La comida nos revela quiénes somos y cómo pensamos. Es por esto que este blog trasmite claramente una posición personal ante la realidad, una experiencia privilegiada de mi relación con la comida, con la que, en todo caso, creo que muchas comensales de esta ciudad se pueden identificar. La experiencia culinaria nos enfrenta a otro tipo de ordenamiento del mundo, la comida transforma verificablemente la realidad y nos permite enfrentarnos a ella de manera diferente, recreando nuestra vida y su avance. Este blog tiene mucho, entonces, de memoria e imaginación, que creo que es la mejor manera de hablar y pensar la comida que ya se ha disfrutado. Es desde un presente en el que la comida no está (donde quedan sabores y olores para reconstruirlos en la cabeza y en la escritura) desde donde quiero hablar. Me parece que es la mejor forma de respetar y rendir honor a los ingredientes que devoramos en un plato (o en un alambre, o con las manos, o en papel, etc.)
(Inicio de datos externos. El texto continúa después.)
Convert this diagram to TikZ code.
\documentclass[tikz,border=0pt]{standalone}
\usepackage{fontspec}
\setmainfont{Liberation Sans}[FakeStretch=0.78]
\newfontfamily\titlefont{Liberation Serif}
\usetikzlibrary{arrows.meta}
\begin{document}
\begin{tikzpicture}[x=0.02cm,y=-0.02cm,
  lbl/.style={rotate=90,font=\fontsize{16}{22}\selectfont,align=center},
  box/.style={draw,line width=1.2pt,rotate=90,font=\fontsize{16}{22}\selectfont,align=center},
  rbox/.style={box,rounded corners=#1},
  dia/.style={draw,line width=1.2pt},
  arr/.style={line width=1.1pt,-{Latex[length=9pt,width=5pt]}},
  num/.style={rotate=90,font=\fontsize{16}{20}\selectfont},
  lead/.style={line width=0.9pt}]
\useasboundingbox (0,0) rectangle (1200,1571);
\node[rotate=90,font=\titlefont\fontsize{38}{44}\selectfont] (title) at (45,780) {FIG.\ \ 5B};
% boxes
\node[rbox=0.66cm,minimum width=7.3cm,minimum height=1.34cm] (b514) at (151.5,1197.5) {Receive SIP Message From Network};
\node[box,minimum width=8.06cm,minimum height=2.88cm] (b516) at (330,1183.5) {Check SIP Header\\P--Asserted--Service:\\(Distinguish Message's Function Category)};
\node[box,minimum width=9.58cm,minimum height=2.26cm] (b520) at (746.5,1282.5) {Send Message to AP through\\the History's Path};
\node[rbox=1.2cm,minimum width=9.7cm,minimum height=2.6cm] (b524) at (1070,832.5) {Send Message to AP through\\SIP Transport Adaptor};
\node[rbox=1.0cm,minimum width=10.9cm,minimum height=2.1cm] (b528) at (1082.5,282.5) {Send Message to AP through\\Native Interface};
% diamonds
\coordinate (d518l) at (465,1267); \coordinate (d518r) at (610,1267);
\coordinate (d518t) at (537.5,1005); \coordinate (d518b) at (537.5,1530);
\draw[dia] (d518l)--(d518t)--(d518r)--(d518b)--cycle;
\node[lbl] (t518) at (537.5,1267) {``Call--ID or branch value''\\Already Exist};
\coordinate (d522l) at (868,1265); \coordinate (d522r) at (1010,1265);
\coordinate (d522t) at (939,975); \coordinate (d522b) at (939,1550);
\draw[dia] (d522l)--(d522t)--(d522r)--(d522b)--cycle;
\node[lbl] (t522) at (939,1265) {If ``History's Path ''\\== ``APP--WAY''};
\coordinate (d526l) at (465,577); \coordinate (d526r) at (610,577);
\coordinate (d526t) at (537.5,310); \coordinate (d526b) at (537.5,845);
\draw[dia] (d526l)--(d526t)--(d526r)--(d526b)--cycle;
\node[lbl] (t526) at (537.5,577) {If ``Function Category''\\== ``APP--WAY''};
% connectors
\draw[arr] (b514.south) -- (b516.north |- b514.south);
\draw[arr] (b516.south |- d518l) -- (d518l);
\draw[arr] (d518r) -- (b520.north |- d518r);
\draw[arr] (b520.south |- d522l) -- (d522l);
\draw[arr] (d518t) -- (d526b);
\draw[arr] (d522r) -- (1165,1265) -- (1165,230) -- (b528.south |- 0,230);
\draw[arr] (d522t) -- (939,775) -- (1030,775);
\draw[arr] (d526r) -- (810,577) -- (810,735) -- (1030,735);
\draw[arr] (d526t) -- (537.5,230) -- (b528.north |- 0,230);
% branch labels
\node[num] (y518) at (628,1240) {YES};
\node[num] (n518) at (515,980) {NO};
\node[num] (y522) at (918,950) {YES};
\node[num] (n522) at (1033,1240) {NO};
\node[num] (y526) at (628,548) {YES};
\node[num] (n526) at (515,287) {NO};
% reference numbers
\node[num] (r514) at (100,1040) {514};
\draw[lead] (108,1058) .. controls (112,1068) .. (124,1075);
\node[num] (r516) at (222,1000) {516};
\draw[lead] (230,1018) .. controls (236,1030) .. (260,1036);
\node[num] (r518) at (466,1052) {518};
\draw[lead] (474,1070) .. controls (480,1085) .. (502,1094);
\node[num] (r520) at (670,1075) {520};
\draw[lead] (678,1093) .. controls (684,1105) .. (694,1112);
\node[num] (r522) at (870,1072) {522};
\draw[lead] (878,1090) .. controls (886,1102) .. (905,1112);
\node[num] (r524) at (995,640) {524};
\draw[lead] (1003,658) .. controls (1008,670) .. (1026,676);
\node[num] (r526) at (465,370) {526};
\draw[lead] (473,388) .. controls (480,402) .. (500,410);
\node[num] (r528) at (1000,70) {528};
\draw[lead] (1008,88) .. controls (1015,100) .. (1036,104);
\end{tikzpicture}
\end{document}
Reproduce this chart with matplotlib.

Me parece importante, al presentar este blog, reconocer que mi pasión por la comida nace de la influencia de mi abuela Truddy Aliaga Bruch. Mujer que desde mi infancia me presentó las recetas más deliciosas que recuerdo, pero que además me obligó desde mis diez años a comer tres platos en cada almuerzo que ella cocinaba. Así, llegué a entender que la comida es cariño y es disfrute. Es alegría, pero a la vez es responsabilidad. También me parece que es necesario recordar a dos mujeres que me siguen alimentando y que me revelan cada vez nuevas cosas sobre la cocina: mis tías Sandra Aliaga y Martha Badani. También habría que aclarar que tres personas me han influenciado importantemente con relación a la reflexión sobre la experiencia gastronómica, sobre todo en el momento de escribir crítica: el escritor cochabambino Ramón Rocha Monroy, el filósofo francés Michel Onfray y el chef estadounidense y conductor de televisión Anthony Bourdain.

Cada bocado de comida es un lugar en el que se juegan muchas cosas. Creo que en el fondo se trata de buscar la armonía o la disonancia placentera de los sabores que empiezan a afectar nuestra lengua, nuestro paladar, nuestro olfato, nuestra vista.

De lo que me dice cada bocado y cómo me cambia la vida es de lo que les quiero hablar en este blog.